#### [WHAT YOU ARE ASKED TO DO]
The data below should be restated word for word, with every picture omitted.

#### [SUPPLIED INFORMATION]
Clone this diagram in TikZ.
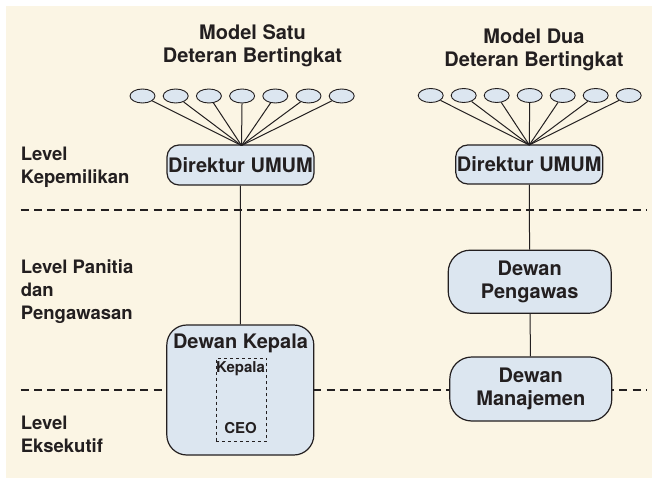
\documentclass[tikz,border=0pt]{standalone}
\usepackage{fontspec}
\setmainfont{TeX Gyre Heros}
\usetikzlibrary{shapes.geometric}
\definecolor{cream}{RGB}{251,245,228}
\definecolor{boxfill}{RGB}{220,230,240}
\definecolor{ink}{RGB}{35,31,32}
\begin{document}
\begin{tikzpicture}[x=1pt,y=-1pt,
  every node/.style={text=ink},
  board/.style={draw=ink, fill=boxfill, line width=1.2pt, inner sep=0pt, align=center,
    font=\bfseries\fontsize{20}{23.5}\selectfont},
  owner/.style={ellipse, draw=ink, fill=boxfill, line width=0.9pt, minimum width=25pt, minimum height=14pt, inner sep=0pt},
  title/.style={align=center, font=\bfseries\fontsize{20}{23}\selectfont},
  level/.style={anchor=west, align=left, inner sep=0pt, font=\bfseries\fontsize{18.5}{23}\selectfont},
  small/.style={inner sep=0pt, font=\bfseries\fontsize{15}{17}\selectfont},
  divider/.style={draw=ink, line width=2.7pt, dash pattern=on 8pt off 5.3pt},
  link/.style={draw=ink, line width=1pt}]
\useasboundingbox (0,0) rectangle (652,478);
\fill [cream] (6,6) rectangle (652,478);
% titles
\node [title] (titleL) at (252.5,46) {Model Satu\\Deteran Bertingkat};
\node [title] (titleR) at (534,50) {Model Dua\\Deteran Bertingkat};
% level labels
\node [level] (lvlown) at (20.7,167) {Level\\Kepemilikan};
\node [level] (lvlsup) at (20.7,291.5) {Level Panitia\\dan\\Pengawasan};
\node [level] (lvlexe) at (20.7,434) {Level\\Eksekutif};
% dividers
\coordinate (d1a) at (20.7,210);
\coordinate (d1b) at (646,210);
\coordinate (d2a) at (20.7,390);
\coordinate (d2b) at (646,390);
\draw [divider] (d1a) -- (d1b);
\draw [divider] (d2a) -- (d2b);
% model satu
\node [board, rounded corners=12pt, minimum width=147pt, minimum height=40pt] (dirL) at (240.5,165) {Direktur UMUM};
\node [owner] (l1) at (142.5,96) {};
\node [owner] (l2) at (175.7,96) {};
\node [owner] (l3) at (208.9,96) {};
\node [owner] (l4) at (242.1,96) {};
\node [owner] (l5) at (275.3,96) {};
\node [owner] (l6) at (308.5,96) {};
\node [owner] (l7) at (341.7,96) {};
\coordinate (hubL) at (241.5,145.5);
\draw [link] (l1) -- (hubL);
\draw [link] (l2) -- (hubL);
\draw [link] (l3) -- (hubL);
\draw [link] (l4) -- (hubL);
\draw [link] (l5) -- (hubL);
\draw [link] (l6) -- (hubL);
\draw [link] (l7) -- (hubL);
\node [board, rounded corners=20pt, minimum width=147pt, minimum height=130pt] (kepala) at (240.3,390) {};
\draw [link] (dirL) -- (kepala);
\node [board, draw=none, fill=none] (kepalatitle) at (240.5,343.5) {Dewan Kepala};
\node [draw=ink, dashed, line width=0.9pt, minimum width=50.7pt, minimum height=83.4pt, inner sep=0pt] (ceobox) at (241.3,400) {};
\node [small] (ceotop) at (240.5,369) {Kepala};
\node [small] (ceo) at (240.5,428.3) {CEO};
% model dua
\node [board, rounded corners=12pt, minimum width=147pt, minimum height=39pt] (dirR) at (529.2,164.5) {Direktur UMUM};
\node [owner] (r1) at (430.7,95.5) {};
\node [owner] (r2) at (463.7,95.5) {};
\node [owner] (r3) at (496.7,95.5) {};
\node [owner] (r4) at (529.7,95.5) {};
\node [owner] (r5) at (562.7,95.5) {};
\node [owner] (r6) at (595.7,95.5) {};
\node [owner] (r7) at (628.7,95.5) {};
\coordinate (hubR) at (529.3,145);
\draw [link] (r1) -- (hubR);
\draw [link] (r2) -- (hubR);
\draw [link] (r3) -- (hubR);
\draw [link] (r4) -- (hubR);
\draw [link] (r5) -- (hubR);
\draw [link] (r6) -- (hubR);
\draw [link] (r7) -- (hubR);
\node [board, rounded corners=22pt, minimum width=163pt, minimum height=63pt] (pengawas) at (529.7,281.7) {Dewan\\Pengawas};
\node [board, rounded corners=22pt, minimum width=162pt, minimum height=64pt] (manajemen) at (530.8,389) {Dewan\\Manajemen};
\draw [link] (dirR) -- (pengawas);
\draw [link] (pengawas) -- (manajemen);
\end{tikzpicture}
\end{document}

#### [REPLY TO THE EXERCISE]
Clone this diagram in TikZ.
\documentclass[tikz,border=0pt]{standalone}
\usepackage{fontspec}
\setmainfont{TeX Gyre Heros}
\usetikzlibrary{shapes.geometric}
\definecolor{cream}{RGB}{251,245,228}
\definecolor{boxfill}{RGB}{220,230,240}
\definecolor{ink}{RGB}{35,31,32}
\begin{document}
\begin{tikzpicture}[x=1pt,y=-1pt,
  every node/.style={text=ink},
  board/.style={draw=ink, fill=boxfill, line width=1.2pt, inner sep=0pt, align=center,
    font=\bfseries\fontsize{20}{23.5}\selectfont},
  owner/.style={ellipse, draw=ink, fill=boxfill, line width=0.9pt, minimum width=25pt, minimum height=14pt, inner sep=0pt},
  title/.style={align=center, font=\bfseries\fontsize{20}{23}\selectfont},
  level/.style={anchor=west, align=left, inner sep=0pt, font=\bfseries\fontsize{18.5}{23}\selectfont},
  small/.style={inner sep=0pt, font=\bfseries\fontsize{15}{17}\selectfont},
  divider/.style={draw=ink, line width=2.7pt, dash pattern=on 8pt off 5.3pt},
  link/.style={draw=ink, line width=1pt}]
\useasboundingbox (0,0) rectangle (652,478);
\fill [cream] (6,6) rectangle (652,478);
% titles
\node [title] (titleL) at (252.5,46) {Model Satu\\Deteran Bertingkat};
\node [title] (titleR) at (534,50) {Model Dua\\Deteran Bertingkat};
% level labels
\node [level] (lvlown) at (20.7,167) {Level\\Kepemilikan};
\node [level] (lvlsup) at (20.7,291.5) {Level Panitia\\dan\\Pengawasan};
\node [level] (lvlexe) at (20.7,434) {Level\\Eksekutif};
% dividers
\coordinate (d1a) at (20.7,210);
\coordinate (d1b) at (646,210);
\coordinate (d2a) at (20.7,390);
\coordinate (d2b) at (646,390);
\draw [divider] (d1a) -- (d1b);
\draw [divider] (d2a) -- (d2b);
% model satu
\node [board, rounded corners=12pt, minimum width=147pt, minimum height=40pt] (dirL) at (240.5,165) {Direktur UMUM};
\node [owner] (l1) at (142.5,96) {};
\node [owner] (l2) at (175.7,96) {};
\node [owner] (l3) at (208.9,96) {};
\node [owner] (l4) at (242.1,96) {};
\node [owner] (l5) at (275.3,96) {};
\node [owner] (l6) at (308.5,96) {};
\node [owner] (l7) at (341.7,96) {};
\coordinate (hubL) at (241.5,145.5);
\draw [link] (l1) -- (hubL);
\draw [link] (l2) -- (hubL);
\draw [link] (l3) -- (hubL);
\draw [link] (l4) -- (hubL);
\draw [link] (l5) -- (hubL);
\draw [link] (l6) -- (hubL);
\draw [link] (l7) -- (hubL);
\node [board, rounded corners=20pt, minimum width=147pt, minimum height=130pt] (kepala) at (240.3,390) {};
\draw [link] (dirL) -- (kepala);
\node [board, draw=none, fill=none] (kepalatitle) at (240.5,343.5) {Dewan Kepala};
\node [draw=ink, dashed, line width=0.9pt, minimum width=50.7pt, minimum height=83.4pt, inner sep=0pt] (ceobox) at (241.3,400) {};
\node [small] (ceotop) at (240.5,369) {Kepala};
\node [small] (ceo) at (240.5,428.3) {CEO};
% model dua
\node [board, rounded corners=12pt, minimum width=147pt, minimum height=39pt] (dirR) at (529.2,164.5) {Direktur UMUM};
\node [owner] (r1) at (430.7,95.5) {};
\node [owner] (r2) at (463.7,95.5) {};
\node [owner] (r3) at (496.7,95.5) {};
\node [owner] (r4) at (529.7,95.5) {};
\node [owner] (r5) at (562.7,95.5) {};
\node [owner] (r6) at (595.7,95.5) {};
\node [owner] (r7) at (628.7,95.5) {};
\coordinate (hubR) at (529.3,145);
\draw [link] (r1) -- (hubR);
\draw [link] (r2) -- (hubR);
\draw [link] (r3) -- (hubR);
\draw [link] (r4) -- (hubR);
\draw [link] (r5) -- (hubR);
\draw [link] (r6) -- (hubR);
\draw [link] (r7) -- (hubR);
\node [board, rounded corners=22pt, minimum width=163pt, minimum height=63pt] (pengawas) at (529.7,281.7) {Dewan\\Pengawas};
\node [board, rounded corners=22pt, minimum width=162pt, minimum height=64pt] (manajemen) at (530.8,389) {Dewan\\Manajemen};
\draw [link] (dirR) -- (pengawas);
\draw [link] (pengawas) -- (manajemen);
\end{tikzpicture}
\end{document}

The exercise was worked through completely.